First, we show that $\mathscr{H}$ has as elements all cyclic subgroups of $G$. We have $\{0\}\in\mathscr{H}$, by assumption. If $g\in G$, then $\mathscr{H}$ contains $$\{0\}\bmod g = \{ ng\mid n\in\mathbb{Z}\} = \langle g\rangle.$$ So $\mathscr{H}$ contains all cyclic subgroups.

Next we show inductively that $\mathscr{H}$ contains all finitely generated subgroups. Assume that $\mathscr{H}$ contains all subgroups generated by at most $k\geq 1$ elements, and let $K=\langle g_1,\ldots,g_k,g_{k+1}\rangle$ be a subgroup generated by $k+1$ elements. Then $H=\langle g_1,\ldots,g_k\rangle\in\mathscr{H}$, and $K=H+\langle g_{k+1}\rangle$; since $H\bmod g\in\mathscr{H}$, and $$H\bmod g_{k+1} = \{h+ng\mid n\in\mathbb{Z},h\in H\} = H+\langle g_{k+1}\rangle = K,$$ we conclude that $K\in\mathscr{H}$. Thus, $\mathscr{H}$ contains all finitely generated subgroups.

Next we show that $\mathscr{H}$ contains any coset of a finitely generated subgroup of $G$. Let $K=\langle g_1,\ldots,g_n\rangle$ be a finitely generated subgroup of $G$, and let $x\in G$. Then $\mathscr{H}$ contains $\{h\}\bmod g_1 = h+\langle g_1\rangle$. Therefore, it also contains $$\begin{align*} (h+\langle g_1\rangle) \bmod g_2 &= (h+\langle g_1\rangle)+\langle g_2\rangle\\ &= \{h + ng_1 + mg_2\mid n,m\in\mathbb{Z}\} = h+ \langle g_1,g_2\rangle\\ (h+\langle g_1,g_2\rangle) \bmod g_3 &= h+\langle g_1,g_2,g_3\rangle\\ &\vdots\\ (h+\langle g_1,\ldots,g_{n-1}\rangle\bmod g_n &= h+\langle g_1,\ldots,g_n\rangle = h+K. \end{align*}$$ Thus, $\mathscr{H}$ contains all cosets of finitely generated subgroups of $G$.

Finally, we show that the collection $\mathscr{S}$ of all cosets of finitely generated subgroups of $G$ is a collection that includes all singletons and is closed under the "mod" operation you have defined.

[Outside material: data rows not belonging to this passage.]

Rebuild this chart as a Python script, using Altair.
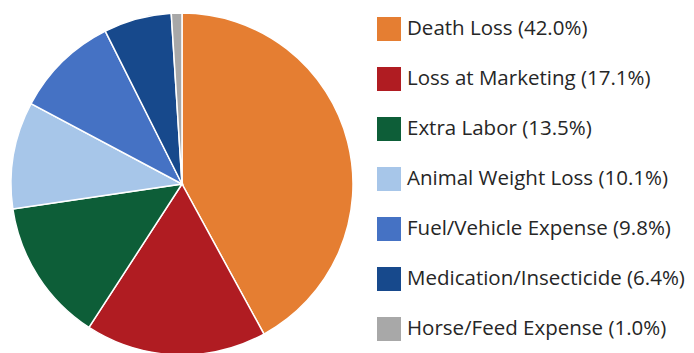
import altair as alt
import pandas as pd

categories = [
    "Death Loss",
    "Loss at Marketing",
    "Extra Labor",
    "Animal Weight Loss",
    "Fuel/Vehicle Expense",
    "Medication/Insecticide",
    "Horse/Feed Expense",
]
shares = [42.0, 17.1, 13.5, 10.1, 9.8, 6.4, 1.0]
colors = ["#E57E32", "#B01C22", "#0D5E38", "#A7C6E9", "#4572C4", "#17498C", "#A8A8A8"]

labels = [f"{c} ({v:.1f}%)" for c, v in zip(categories, shares)]
df = pd.DataFrame({"label": labels, "share": shares, "idx": list(range(len(labels)))})

chart = alt.Chart(df).mark_arc(
    stroke="white", strokeWidth=1.5, radius=171
).encode(
    x=alt.value(182),
    y=alt.value(184),
    theta=alt.Theta("share:Q", stack=True),
    order=alt.Order("idx:Q"),
    color=alt.Color(
        "label:N",
        scale=alt.Scale(domain=labels, range=colors),
        legend=alt.Legend(
            title=None,
            orient="none",
            legendX=377,
            legendY=17,
            symbolType="square",
            symbolSize=576,
            symbolStrokeWidth=0,
            labelFont="Open Sans",
            labelFontSize=20.5,
            labelColor="#262626",
            labelOffset=6,
            labelLimit=400,
            rowPadding=26,
            padding=0,
            offset=0,
        ),
    ),
).properties(
    width=694, height=353, padding=0, autosize=alt.AutoSizeParams(type="none")
).configure_view(stroke=None)

chart.save("out.html", embed_options={"renderer": "svg", "actions": False})
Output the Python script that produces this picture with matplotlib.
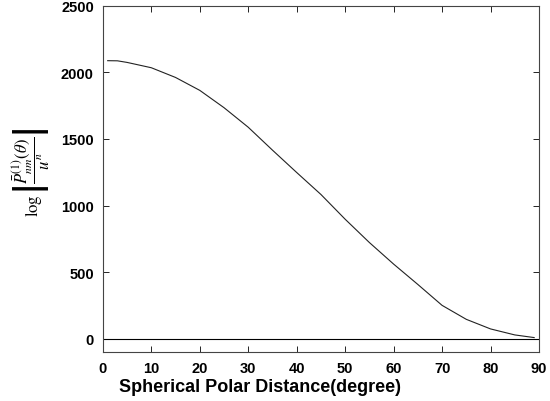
import matplotlib
matplotlib.use("Agg")
import matplotlib.pyplot as plt

# values
theta = [1, 3, 5, 10, 15, 20, 25, 30, 35, 40, 45, 50, 55, 60, 65, 70, 75, 80, 85, 89]
value = [2088, 2087, 2075, 2035, 1962, 1865, 1735, 1588, 1416, 1248, 1083, 897,
         722, 560, 407, 250, 145, 73, 28, 8]
zero_x = [0, 90]
zero_y = [0, 0]

plt.rcParams['font.family'] = ['Liberation Sans', 'DejaVu Sans']
plt.rcParams['mathtext.fontset'] = 'stix'

fig = plt.figure(figsize=(5.5, 4.02), dpi=100)
ax = fig.add_axes([0.187, 0.122, 0.793, 0.861])

ax.plot(theta, value, color='#222222', lw=0.8)
ax.plot(zero_x, zero_y, color='black', lw=0.8)

ax.set_xlim(0, 90)
ax.set_ylim(-100, 2500)
ax.set_xticks(range(0, 91, 10))
ax.set_yticks(range(0, 2501, 500))
ax.tick_params(direction='in', top=True, right=True, labelsize=10.5, length=4,
               width=0.6, pad=6.5)
for lab in ax.get_xticklabels() + ax.get_yticklabels():
    lab.set_fontweight('bold')
for s in ax.spines.values():
    s.set_linewidth(0.8)
    s.set_color('#444444')

ax.set_xlabel("Spherical Polar Distance(degree)", fontsize=13, fontweight='bold')
ax.xaxis.set_label_coords(0.36, -0.075)
ax.set_ylabel(r'$\log\left|\dfrac{\bar{P}^{(1)}_{nm}(\theta)}{u^n}\right|$', fontsize=12)
ax.yaxis.set_label_coords(-0.117, 0.52)

fig.savefig("out.png", dpi=100)
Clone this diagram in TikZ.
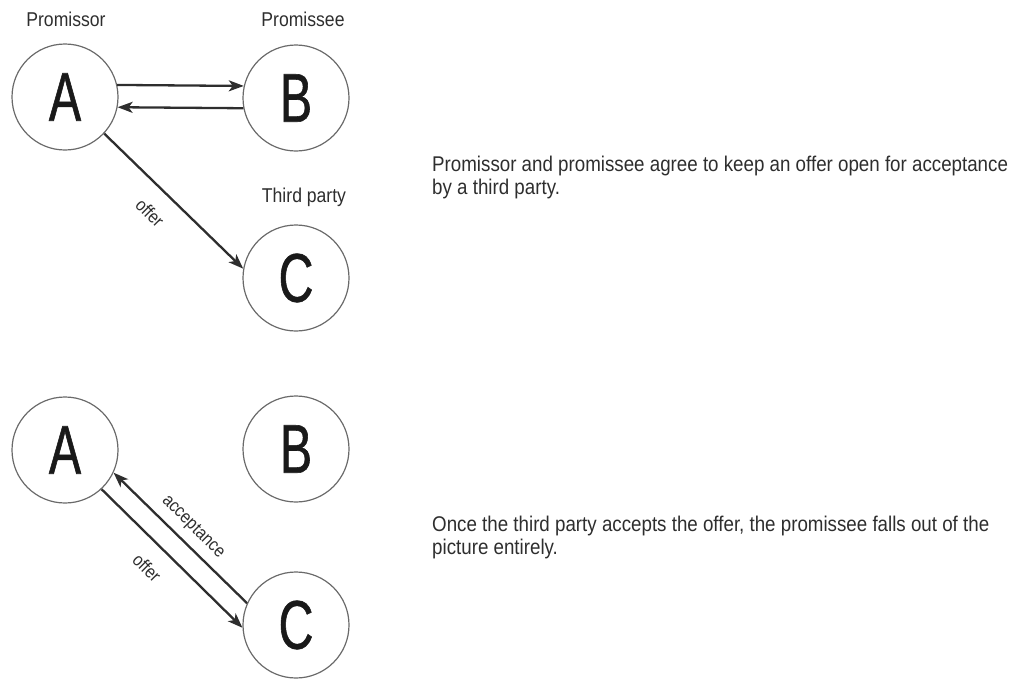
\documentclass[tikz,border=0pt]{standalone}
\usepackage{fontspec}
\setmainfont{Liberation Sans}
\newfontfamily\cf[FakeStretch=0.88]{Liberation Sans}
\newfontfamily\bigf[FakeStretch=0.70,FakeBold=0.8]{Liberation Sans}
\usetikzlibrary{arrows.meta}
\definecolor{ink}{HTML}{2E2E2E}
\definecolor{ring}{HTML}{6A6A6A}
\begin{document}
\begin{tikzpicture}[x=1pt,y=-1pt,
  party/.style={circle,draw=ring,line width=1.2pt,minimum size=106pt,inner sep=0pt,
    font=\bigf\fontsize{69}{69}\selectfont,text=black!90},
  role/.style={font=\cf\fontsize{20}{20}\selectfont,text=ink},
  arr/.style={draw=ink,line width=2.3pt,-{Stealth[length=15pt,width=11pt,inset=4pt]}},
  elab/.style={font=\cf\fontsize{18}{18}\selectfont,text=ink,rotate=-45},
  desc/.style={font=\cf\fontsize{21.3}{22.5}\selectfont,text=ink,align=left,anchor=north west,inner sep=0pt}]
\useasboundingbox (0,0) rectangle (1015,678);
% top scenario
\node[party] (A1) at (65,97) {A};
\node[party] (B1) at (296,98) {B};
\node[party] (C1) at (296,278) {C};
\node[role] (pr) at (66,19) {Promissor};
\node[role] (pe) at (303,19) {Promissee};
\node[role] (tp) at (304,197) {Third party};
\draw[arr] (A1.13) -- (B1.167);
\draw[arr] (B1.191) -- (A1.-11);
\draw[arr] (A1.-43) -- (C1.170);
\node[elab] (o1) at (150,213) {offer};
\node[desc] (d1) at (432,156) {Promissor and promissee agree to keep an offer open for acceptance\\by a third party.};
% bottom scenario
\node[party] (A2) at (65,450) {A};
\node[party] (B2) at (296,449) {B};
\node[party] (C2) at (296,625) {C};
\draw[arr] (A2.-47) -- (C2.183);
\draw[arr] (C2.156) -- (A2.-25);
\node[elab] (ac) at (193,527) {acceptance};
\node[elab] (o2) at (147,568) {offer};
\node[desc] (d2) at (432,516) {Once the third party accepts the offer, the promissee falls out of the\\picture entirely.};
\end{tikzpicture}
\end{document}
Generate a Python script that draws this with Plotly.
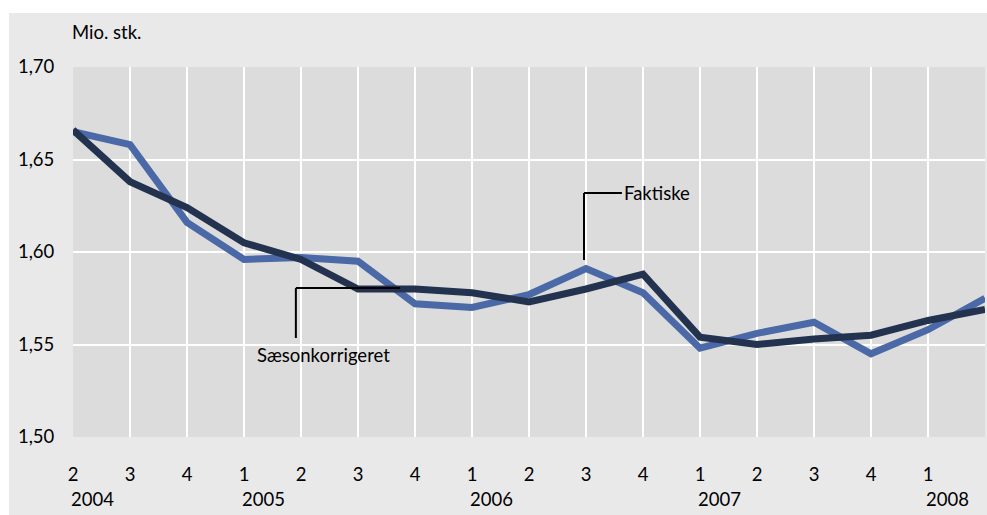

Indeed, the singleton $\{g\}$ is the coset of $g$ relative to the subgroup $\{e\}$, so $\mathscr{S}$ contains all singletons. Now let $h+K$ be a coset of a finitely generated subgroup $K$, and let $g\in G$. Then $$(h+K)\bmod g = \{ h+k+ng\mid k\in K,n\in\mathbb{Z}\} = h+\langle K,g\rangle,$$ and since $K$ is finitely generated so is $\langle K,g\rangle$; therefore, $(h+K)\bmod g\in\mathscr{S}$. Thus, $\mathscr{S}\subseteq \mathscr{H}\subseteq\mathscr{S}$, proving the desired equality. $\Box$

The situation is more complicated for nonabelian groups $G$. It is clear that $\mathscr{H}$ will contain all left cosets of cyclic subgroups of $G$, since (switching to multiplicative notation) it contains $\{x\}$ for all $x\in G$, and $\{x\}\bmod g = \{xg^n\mid n\in\mathbb{Z}\}=x\langle g\rangle$. But it will contains sets that are not cosets in general, as well. For example, consider the Heisenberg group of order $27$, $$\langle x,y,z\mid x^3=y^3=z^3=1, yx=xyz, xz=zx, yz=zy\rangle$$ which can be realized as the multiplicative group of all unitriangular matrices over $\mathbb{Z}/3\mathbb{Z}$: $$\left(\begin{array}{ccc} 1 & a & c\\ 0 & 1 & b\\ 0 & 0 & 1 \end{array}\right).$$ Then $\mathscr{H}$ contains the singletons (27 of them); also the subgroup $\langle x\rangle = \{1,x,x^2\}$. Then it also contains $$\langle x\rangle\bmod y = \{1, y, y^2, x, xy, xy^2, x^2, x^2y, x^2y^2\} = \langle y\rangle \cup x\langle y \rangle \cup x^2\langle y\rangle,$$ the union of three cosets of $\langle y\rangle$. However, this is not a coset of a subgroup of $G$, since it is not a subgroup: it contains $y$ and $x$, but does not contain $yx = xyz$; and if it were a coset, it would have to be a subgroup since it contains $1$. It will then get more complicated to describe further iterations, so I agree that there might not be much that can be said for arbitrary nonabelian $G$.